In the first place the old wood block was superseded by metal ones, and no doubt the change gave greater clearness of impression and longer life. Then with Caslon’s advent as a type-founder native talent began to assert itself; but the alteration went even further than this, and heralded a change in taste on the part of printers, who seem to have been captured by a different school of designers altogether. We suspect that this was largely due to the influence of the Oxford engraver, M. Burghers. Whether the blocks produced during this century were or were not more artistic than those they supplanted must be left to experts to decide. My work is to record the change and show its development.

In 1712 William Bowyer printed a great folio, Atkyn’s Ancient and Present State of Gloucestershire, in which we find a large head-piece signed I. L., which is a good example of the head-piece that had come into fashion.

The centre shows a basket piled with fruit, with some kind of drapery hanging from it and the letters I. L. f. below this. On either side of the basket the ornament takes the form of sprays or spirals of flowers or foliage, somewhat resembling the designs of M. Burghers at Oxford. Indeed, baskets of fruit and flowers became a feature in nearly all head and tail pieces of the eighteenth century. In the same volume is a tail-piece which is equally typical of eighteenth century work.

Some very beautiful examples of the decorative head and tail pieces of the early eighteenth century are found in the octavo edition of Lucretius’ De rerum natura, printed by J. Tonson and J. Watts in 1713. While some of these head-pieces are pictorial, they are in some measure called forth by the text, and perhaps more in the nature of illustrations; the tail-pieces have a character of their own, especially the one at the end of the fourth book and that at the end of the sixth book, and the final one.

Another fine head-piece is seen in the first volume of the Works of Sir William Temple (sig. B ij), printed in folio in 1720, and is matched by the tail-piece on the verso of B 3 in the second volume. Another example of a signed head-piece occurs on a block found in the octavo edition of the Works of George Farquhar, published by Knapton and other booksellers in London in 1728. Whether it is meant to be emblematical or not it is hard to say, but in the foreground is seen a lion pointing with his right foreleg to a plant in front of him, two of the leaves of which bear the initials F. H. and M. M. Round about are several trees. The work of F. H. was evidently a favourite as late as 1738, when we meet with another example of it in a sermon printed for J. Roberts in Warwick Lane. In this case not only is the block larger, but the design consists of vegetable growths, ornately treated with a vase of flowers in the middle and a bird with outstretched wings at the top.

The various parts of James Thomson’s poem on Liberty, printed in 1735, have head-pieces, none of them of great merit, of which one is here shown as a contrast with that just noticed, while, as an example of how thoroughly bad some eighteenth century work could be, we show a tail-piece representing a fountain, found in a volume of translations of the Odes of Horace, printed in 1743. [B.M. 11375, c. 17.]
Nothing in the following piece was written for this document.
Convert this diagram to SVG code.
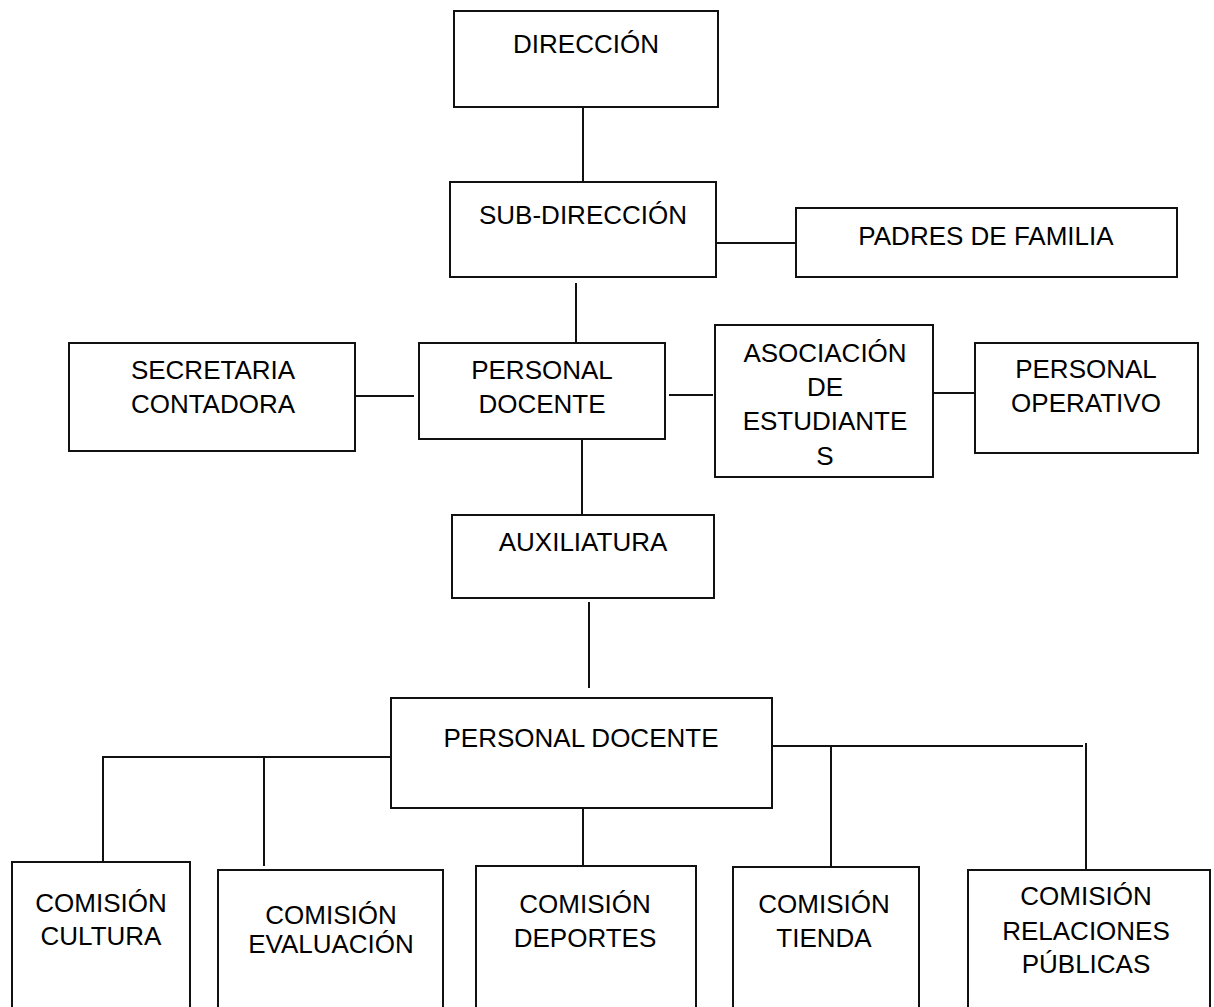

The provincial printers probably stocked themselves from the London foundries, and consequently their ornaments followed the prevailing fashion. We have already seen specimens of the work of M. Burghers at Oxford, and while the sister University cannot show anything quite so gorgeous, the printers in Cambridge had a good selection, many of which are shown in R. Bowes’ Catalogue of Books printed at Cambridge from 1521 to 1893. From these has been chosen a head-piece used by Cornelius Crownfield between 1698 and 1743 as being typical of the period, and two tail-pieces used by the same printer [Nos. 81, 82 in that Catalogue], while a tail-piece from a work by an unknown printer illustrates once again the innumerable ways in which the fleuron could be treated. In this case twenty-eight units are arranged so as to form an inverted triangle.

Moving further northwards we find John White, the printer at Newcastle-on-Tyne, with a good stock of ornaments, which he used with effect in Bourne’s History of Newcastle, which he printed in 1736. The head-piece here shown is a characteristic example of eighteenth century work (note the baskets of flowers and fruit, the birds and the cherubs), and Mr Welford, in his Early Newcastle Topography, describes the larger of the two tail-pieces as ‘gorgeous.’

Coming south again, the printer at Truro, from whose press came the unfinished work called the Compleat History of Cornwal, used the head-and tail-piece here reproduced.